Here it is in a nutshell. You have to press the pinion out, which removes the inner bearing at the same time. You then have to drive the outer race of the pinion bearing out of the differential housing. You then must install the new outer race into the differential housing. This is where it gets fun: You have to install the pinion in the differential housing from the inside and place the new inner bearing on the pinion from the outside. You have to draw the inner bearing in using a spacer and a nut. You must use a dial indicator mounted inside the differential housing to set the depth of the pinion. If you do this operation wrong, the pinion and crown grear will not meet correctly and you have to press the pinion out and start over. Glad I didn't have to do this operation.

In my case, with the pinion bearing cleaned in inspected, I first lubricated the bearing with 90W gear oil.

2) Next goes in the oil deflector which just drops in place.

3) Which is then followed by a seal.

4) Which in-turn is followed by the outer seal. Though not shown, the propeller shaft flange goes on last. The seal and the shaft should receive a thin coat of grease before they go together.

5) On this pinion 2731 is carved into it which matched the 2731 carved into the crown gear. Also carved into the pinion is a "+12". This is what the backlash must be set to. Some people may disagree with that statement, but I checked how my gears overlap after the adjustment and they were perfectly centered.

6) To perform the backlash adjustment, first the carrier must be installed with the bearing caps barely tightened. The output shafts are installed WITHOUT the shims that go between the diff housing and the output shaft brackets.

7) A dial indicator is setup contacting a tooth on the crown gear. The crown gear is rotated back and forth between the points where the pinion and crown gears make contact from top to bottom.This slop is the "backlash" that needs to be set.

8) The left output shaft bolts are tightened little by little to drive the carrier and its bearings to the left, which reduces the backlash. You tighten the output shaft bolts on the left to reduce the backlash measured by the dial indicator. You will need to loosen the bolts on the right output shaft bracket if it is preventing the carrier bearings from shifting to the right.

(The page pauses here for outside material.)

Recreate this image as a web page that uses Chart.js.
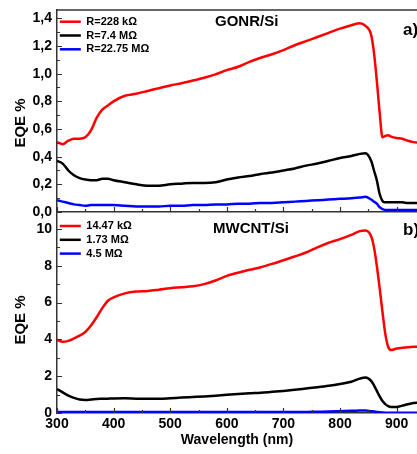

Once you are confident that the backlash is set, the carrier bearing caps must be tightened down. This may throw the backlash adjustment off, so the backlash may need to be adjusted again. This means the bearing caps have to be loosened again.

9) With the backlash set and the bearing caps tightened, the output shafts can be properly installed. Shims are used to prevent the output shaft brackets from contacting the carrier bearings. The shims, pictured earlier, are not installed when performing the backlash adjustment.

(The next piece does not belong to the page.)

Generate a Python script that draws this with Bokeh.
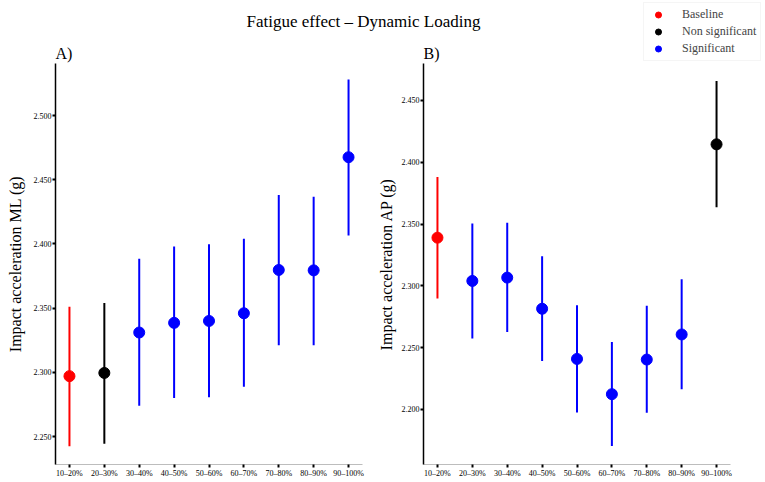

The process is, you back the output shaft assemblies out (if they are still installed) so that the output shaft bracket clears the carrier bearings by a lot. You bring in the output shaft bracket evenly by tightening the housing bolts so that the inner face of the output shaft bracket barely clears the carrier bearing a specified amount (see service manual, yah I know, I should look it up and record it here). This picture shows the clearance measurement being made with a feeler gauge. With the clearance obtained, you measure the gap between the output shaft bracket and the differential housing. This measurement yields what the ideal shim thickness needs to be. However, the available shims will most likely not add up to what is needed, but the bearing clearance is not highly critical if you need to go with a larger gap.

10) Here is the diffential all bolted together awaiting the rear cover.

11) I use Indian Head Gasket Shellac Compound by Permatex on differential cover gaskets.

12) Here's the differential cover installed. The vent cap is missing in this picture. All of the hardware is original. I replated the hardwre at home with my Caswell Zinc Plating kit with blackoxidizer solution. The differential housing is painted with PPG DP74LF Red Oxide Primer, which I believe is a close approximation to what the original factory primer was. The rear cover is semigloss black, though some restorers go full gloss on their black parts. As you can seen in this picture the rear face of the differential housing is bare metal. This is what it looked like from the factory. The housing was primed then machined. At some point the bare metal will rust slightly. It's the price you have to pay for a look of originality.